You can also read diaries from day 1 and day 2.

Around 7:30am on the third day of Sundance, I boarded the shuttle to the Eccles Center, where The End of the Tour was screening. It's hard to explain how nervous I was about this film, based on David Lipsky's book Although Of Course You End Up Becoming Yourself, because it stars Jason Segel as the author David Foster Wallace, whose work is very important to me. I must have told dozens of people that it would either be tremendous, or horrific. Early reports from the previous evening's screening were positive, but I was still holding my breath.

Jesse Eisenberg and Jason Segel in ‘The End of the Tour’
Image: Jakob Ihre

Jesse Eisenberg and Jason Segel in ‘The End of the Tour’

And at the end of the film, I let it out in a shuddery, exuberant sigh. James Ponsoldt (who also made one of my favorite films, The Spectacular Now) knew exactly what to do with this one.

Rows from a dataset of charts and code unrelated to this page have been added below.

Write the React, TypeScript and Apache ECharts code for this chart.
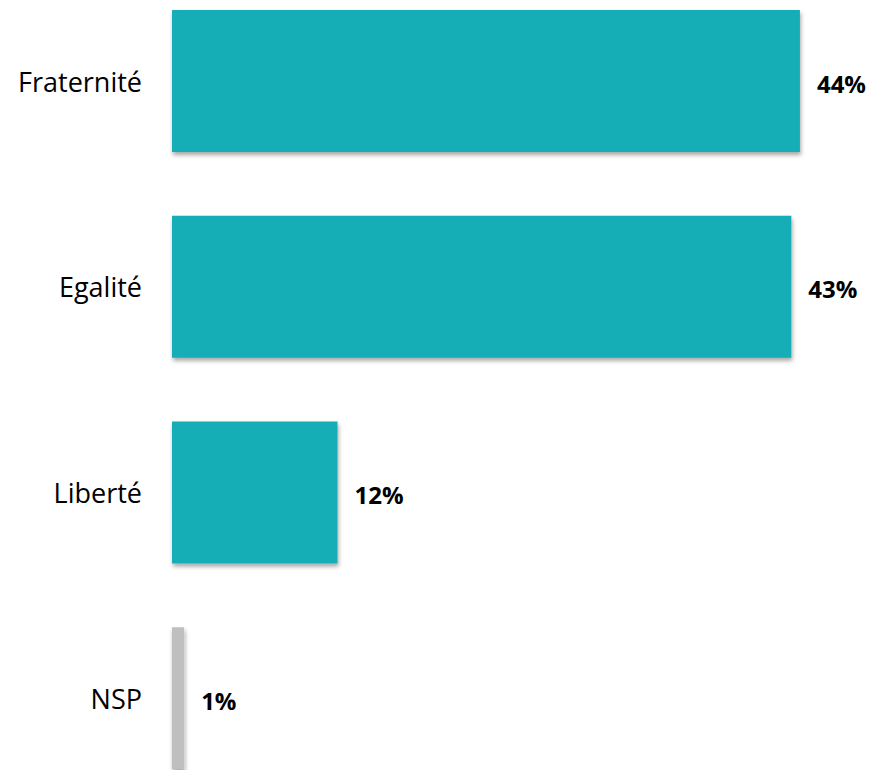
import React, { useEffect, useRef } from "react";
import * as echarts from "echarts";

const categories = ["Fraternité", "Egalité", "Liberté", "NSP"];
const values = [44, 43.4, 11.6, 0.85];
const labels = ["44%", "43%", "12%", "1%"];
const colors = ["#13AEB6", "#13AEB6", "#13AEB6", "#BFBFBF"];

export default function App() {
  const ref = useRef<HTMLDivElement>(null);
  useEffect(() => {
    if (!ref.current) return;
    const chart = echarts.init(ref.current, undefined, { renderer: "svg" });
    chart.setOption({
      animation: false,
      grid: {
        left: 172,
        top: -21.8,
        height: 822.8,
        right: 15,
        outerBoundsMode: "none",
        containLabel: false,
      },
      xAxis: {
        type: "value",
        min: 0,
        max: 48,
        show: false,
      },
      yAxis: {
        type: "category",
        data: categories,
        inverse: true,
        axisLine: { show: false },
        axisTick: { show: false },
        splitLine: { show: false },
        axisLabel: {
          margin: 30,
          color: "#000000",
          fontFamily: "Open Sans",
          fontSize: 27,
        },
      },
      series: [
        {
          type: "bar",
          barCategoryGap: "31%",
          data: values.map((v, i) => ({
            value: v,
            itemStyle: {
              color: colors[i],
              shadowColor: "rgba(0,0,0,0.35)",
              shadowBlur: 4,
              shadowOffsetX: 1,
              shadowOffsetY: 3,
            },
          })),
          label: {
            show: true,
            position: "right",
            distance: 17,
            color: "#000000",
            fontFamily: "Open Sans",
            fontWeight: "bold",
            fontSize: 24,
            offset: [0, 2],
            formatter: (p: any) => labels[p.dataIndex],
          },
        },
      ],
    });
    return () => chart.dispose();
  }, []);
  return (
    <div
      ref={ref}
      style={{ position: "absolute", left: 0, top: 0, width: 872, height: 770 }}
    />
  );
}
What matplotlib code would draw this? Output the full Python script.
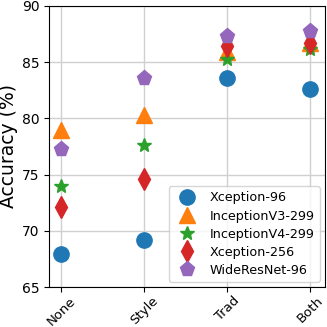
import matplotlib
matplotlib.use("Agg")
import matplotlib.pyplot as plt

categories = ["None", "Style", "Trad", "Both"]
xception96 = [67.9, 69.2, 83.6, 82.6]
inceptionv3 = [79.0, 80.3, 85.9, 86.7]
inceptionv4 = [74.0, 77.6, 85.3, 86.2]
xception256 = [72.1, 74.6, 86.4, 86.7]
wideresnet = [77.3, 83.6, 87.3, 87.8]

series = [
    ("Xception-96", xception96, "o", "#1f77b4"),
    ("InceptionV3-299", inceptionv3, "^", "#ff7f0e"),
    ("InceptionV4-299", inceptionv4, "*", "#2ca02c"),
    ("Xception-256", xception256, "d", "#d62728"),
    ("WideResNet-96", wideresnet, "p", "#9467bd"),
]

fig = plt.figure(figsize=(3.27, 3.27), dpi=100)
ax = fig.add_axes([0.15, 0.122, 0.844, 0.860])
x = list(range(len(categories)))
for name, vals, m, c in series:
    ms = 11 if m != "*" else 10.5
    ax.plot(x, vals, linestyle="none", marker=m, markersize=ms, color=c, label=name, zorder=3)

ax.set_xticks(x)
ax.set_xticklabels(categories, rotation=45, fontsize=9.5)
ax.tick_params(axis="x", pad=1.5)
ax.set_xlim(-0.15, 3.18)
ax.set_ylim(65, 90)
ax.set_yticks([65, 70, 75, 80, 85, 90])
ax.tick_params(axis="y", labelsize=10)
ax.set_ylabel("Accuracy (%)", fontsize=13.5, labelpad=3)
ax.grid(True, color="#d0d0d0", linewidth=1)
ax.set_axisbelow(True)
ax.legend(loc="lower right", fontsize=9.2, handletextpad=0.8, borderpad=0.4,
          labelspacing=0.4, borderaxespad=0.4)
fig.savefig("out.png", dpi=100)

What we get is mostly Segel as Wallace and Jesse Eisenberg as Lipsky, a Rolling Stone reporter who joined Wallace on the last leg of his Infinite Jest tour, right when Wallace's fame was at its apex but before he'd been canonized.

Segel nails Wallace's peculiar state of being, from his lumbering bear walk to the bandana and scruff. I've been listening to recordings of Wallace reading his own work; apparently Segel has too. But more importantly, the screenplay captures everything that makes readers fall in love with Wallace, particularly his nonfiction: the almost crippling self-awareness mixed with a pleasantly affectionate desire to please. Wallace is a writer obsessed with his reader, obsessed with empathy and cconnection, something he finds, tentatively, in Lipsky.

And so it's those moments when Eisenberg's Lipsky crosses protocol—he is a journalist, after all—and reminds Wallace that this is really all for a profile of him, one where he can be portrayed any way Lipsky wants that his face falls, and it breaks your heart. But the film also functions as a reminder of how much power journalists can have, and of the responsibility, terror, and corrosive effect on your soul that kind of writing can have. (Note: being a critic is very similar.) The film has been picked up for distribution by A24.

Then I ran off to I Am Michael, the first feature from Justin Kelly, which stars James Franco as Michael Glatze, a gay rights activist turned evangelical pastor (who repudiated his former identification). Zachary Quinto is great in it as Glatze's boyfriend. This is bound to be a fraught film for any religious audience; the film is based on the New York Times article “My Ex-Gay Friend” by Benoit Denizet-Lewis, in which the author tells Glatze's story and wonders what exactly is going on here.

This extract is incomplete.